> **Written instruction**:
Look for the string "seaborn" and copy every line that has it.

Start Source material

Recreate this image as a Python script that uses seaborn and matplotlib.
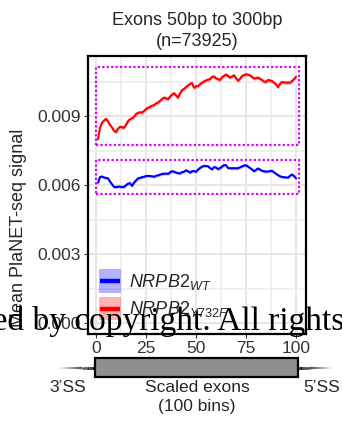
import numpy as np
import pandas as pd
import matplotlib
matplotlib.use("Agg")
import matplotlib.pyplot as plt
import seaborn as sns
from matplotlib.patches import Rectangle, Patch
from matplotlib.lines import Line2D
from matplotlib.collections import LineCollection
from matplotlib.ticker import MultipleLocator

# ---- data: mean PlaNET-seq signal per scaled exon bin (x 1e-3) ----
bins = list(range(1, 101))

wt_signal = [
    6.10, 6.35, 6.37, 6.33, 6.31, 6.29, 6.15, 6.03, 5.92, 5.91,
    5.93, 5.93, 5.91, 5.92, 5.99, 6.06, 6.08, 5.96, 6.10, 6.20,
    6.29, 6.31, 6.34, 6.36, 6.39, 6.40, 6.39, 6.38, 6.36, 6.40,
    6.42, 6.45, 6.48, 6.49, 6.50, 6.48, 6.55, 6.60, 6.58, 6.54,
    6.52, 6.50, 6.56, 6.58, 6.64, 6.60, 6.54, 6.60, 6.61, 6.57,
    6.67, 6.74, 6.80, 6.83, 6.83, 6.82, 6.74, 6.68, 6.78, 6.76,
    6.69, 6.74, 6.80, 6.87, 6.86, 6.74, 6.73, 6.73, 6.73, 6.73,
    6.73, 6.77, 6.81, 6.85, 6.86, 6.80, 6.74, 6.68, 6.60, 6.66,
    6.72, 6.67, 6.62, 6.60, 6.58, 6.59, 6.61, 6.62, 6.55, 6.49,
    6.43, 6.38, 6.35, 6.34, 6.33, 6.32, 6.40, 6.46, 6.39, 6.29,
]

mut_signal = [
    7.99, 8.49, 8.71, 8.80, 8.88, 8.76, 8.62, 8.50, 8.36, 8.30,
    8.45, 8.53, 8.51, 8.49, 8.62, 8.78, 8.86, 8.90, 8.97, 9.08,
    9.14, 9.16, 9.15, 9.22, 9.30, 9.36, 9.40, 9.45, 9.47, 9.55,
    9.58, 9.66, 9.74, 9.80, 9.77, 9.73, 9.84, 9.93, 9.99, 9.90,
    9.80, 9.98, 10.12, 10.18, 10.26, 10.33, 10.40, 10.43, 10.23, 10.30,
    10.30, 10.38, 10.45, 10.50, 10.55, 10.58, 10.60, 10.70, 10.72, 10.64,
    10.60, 10.57, 10.68, 10.75, 10.80, 10.75, 10.67, 10.72, 10.77, 10.65,
    10.53, 10.62, 10.74, 10.78, 10.81, 10.80, 10.77, 10.70, 10.63, 10.65,
    10.67, 10.62, 10.57, 10.50, 10.48, 10.57, 10.54, 10.52, 10.45, 10.38,
    10.25, 10.40, 10.48, 10.46, 10.45, 10.45, 10.45, 10.52, 10.60, 10.71,
]

# standard error of the mean (x 1e-3), used for the ribbons
wt_se = 0.06
mut_se = 0.08

genotypes = ["WT", "Y732F"]
legend_labels = [r"$\mathit{NRPB2}_{\mathit{WT}}$", r"$\mathit{NRPB2}_{\mathit{Y732F}}$"]
colors = {"WT": "#0000FF", "Y732F": "#FF0000"}

y_ticks = [0.0, 0.003, 0.006, 0.009]
x_ticks = [0, 25, 50, 75, 100]

# highlighted regions (x0, x1, y0, y1) in data units
boxes = [(0.2, 101.5, 0.00774, 0.01113), (0.2, 101.5, 0.00560, 0.00709)]

df = pd.DataFrame({
    "bin": bins * 2,
    "signal": np.array(wt_signal + mut_signal) * 1e-3,
    "se": [wt_se * 1e-3] * 100 + [mut_se * 1e-3] * 100,
    "genotype": ["WT"] * 100 + ["Y732F"] * 100,
})


class RibbonKey:
    """Legend key: translucent fill square with the mean line across it."""

    def legend_artist(self, legend, orig_handle, fontsize, handlebox):
        x0, y0 = -handlebox.xdescent, -handlebox.ydescent
        w, h = handlebox.width, handlebox.height
        c = orig_handle.get_facecolor()[:3]
        rect = Rectangle((x0, y0), w, h, facecolor=c, alpha=0.3, lw=0,
                         transform=handlebox.get_transform())
        line = Line2D([x0 + 0.06 * w, x0 + 0.94 * w], [y0 + h / 2] * 2,
                      color=c, lw=3.2, solid_capstyle="butt",
                      transform=handlebox.get_transform())
        handlebox.add_artist(rect)
        handlebox.add_artist(line)
        return rect


# ---- style ----
sns.set_style("white")
plt.rcParams["font.family"] = ["Liberation Sans", "DejaVu Sans"]
plt.rcParams["mathtext.fontset"] = "custom"
plt.rcParams["mathtext.it"] = "Liberation Sans:italic"
plt.rcParams["mathtext.rm"] = "Liberation Sans"

W, H = 342, 424
fig = plt.figure(figsize=(W / 100, H / 100), dpi=100)
ax = fig.add_axes([88 / W, 1 - 334 / H, 218 / W, 278 / H])

for g in genotypes:
    d = df[df["genotype"] == g]
    ax.fill_between(d["bin"], d["signal"] - d["se"], d["signal"] + d["se"],
                    color=colors[g], alpha=0.3, lw=0, zorder=2)
sns.lineplot(data=df, x="bin", y="signal", hue="genotype", palette=colors,
             hue_order=genotypes, lw=1.5, ax=ax, legend=False, zorder=3,
             errorbar=None)

for x0, x1, y0, y1 in boxes:
    ax.add_patch(Rectangle((x0, y0), x1 - x0, y1 - y0, fill=False,
                           edgecolor="#DD00FF", lw=1.6, ls=(0, (1, 1)), zorder=4))

ax.set_xlim(-4, 105)
ax.set_ylim(-0.000478, 0.01161)
ax.set_xticks(x_ticks)
ax.set_xticklabels([str(t) for t in x_ticks])
ax.set_yticks(y_ticks)
ax.set_yticklabels([f"{t:.3f}" for t in y_ticks])
ax.xaxis.set_minor_locator(MultipleLocator(12.5))
ax.yaxis.set_minor_locator(MultipleLocator(0.0015))
ax.grid(which="major", color="#E6E6E6", lw=1.4, zorder=0)
ax.grid(which="minor", color="#EBEBEB", lw=1.1, zorder=0)
ax.set_axisbelow(True)
ax.tick_params(which="major", length=3, width=0.8, color="#333333",
               labelsize=12.5, labelcolor="#333333", pad=2,
               bottom=True, left=True)
ax.tick_params(which="minor", length=0)
for s in ax.spines.values():
    s.set_color("black")
    s.set_linewidth(1.6)
ax.set_xlabel("")
ax.set_ylabel("")

ax.set_title("Exons 50bp to 300bp\n(n=73925)", fontsize=13, pad=7,
             linespacing=1.3)
fig.text(19 / W, 1 - 228 / H, "Mean PlaNET-seq signal", rotation=90,
         ha="center", va="center", fontsize=13)

handles = [Patch(facecolor=colors[g]) for g in genotypes]
ax.legend(handles, legend_labels, handler_map={Patch: RibbonKey()},
          loc="lower left", bbox_to_anchor=(0.05, 0.05), frameon=False,
          fontsize=13, handlelength=1.22, handleheight=1.59, labelspacing=0.25,
          handletextpad=0.45, borderpad=0, borderaxespad=0)

# ---- exon schematic below the axis ----
ax2 = fig.add_axes([88 / W, 0, 218 / W, 74 / H])
ax2.set_xlim(-4, 105)
ax2.set_ylim(424, 350)
ax2.axis("off")
ax2.add_patch(Rectangle((-0.5, 358), 101.5, 19, facecolor="#8F8F8F",
                        edgecolor="black", lw=1.6, clip_on=False))
for xa, xb in [(-0.5, -19), (101, 118.5)]:
    xs = np.linspace(xa, xb, 30)
    segs = [[(xs[i], 367.5), (xs[i + 1], 367.5)] for i in range(len(xs) - 1)]
    alphas = np.linspace(1, 0.05, len(segs))
    lc = LineCollection(segs, colors=[(0, 0, 0, a) for a in alphas],
                        linewidths=np.linspace(2.2, 1.0, len(segs)), clip_on=False)
    ax2.add_collection(lc)
ax2.text(-14, 388, "3\u2019SS", ha="center", va="center", fontsize=12.5, clip_on=False)
ax2.text(113, 388, "5\u2019SS", ha="center", va="center", fontsize=12.5, clip_on=False)
ax2.text(50.5, 388, "Scaled exons", ha="center", va="center", fontsize=12.5)
ax2.text(50.5, 407, "(100 bins)", ha="center", va="center", fontsize=12.5)

# ---- copyright notice overlay ----
notice = "This article is protected by copyright. All rights reserved."
lead = "This article is protected by "
serif = ["Liberation Serif", "DejaVu Serif"]
fs_notice = 24
fig.canvas.draw()
r = fig.canvas.get_renderer()
t1 = fig.text(0, 0, lead + "c", fontsize=fs_notice, family=serif)
t2 = fig.text(0, 0, "c", fontsize=fs_notice, family=serif)
offset = t1.get_window_extent(r).width - t2.get_window_extent(r).width
t1.remove()
t2.remove()
fig.text((74 - offset) / W, 1 - 330 / H, notice, fontsize=fs_notice, family=serif,
         ha="left", va="baseline", color="black", zorder=10)

fig.savefig("out.png", dpi=100)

End Source material

> **Result of this task**:
Recreate this image as a Python script that uses seaborn and matplotlib.
import seaborn as sns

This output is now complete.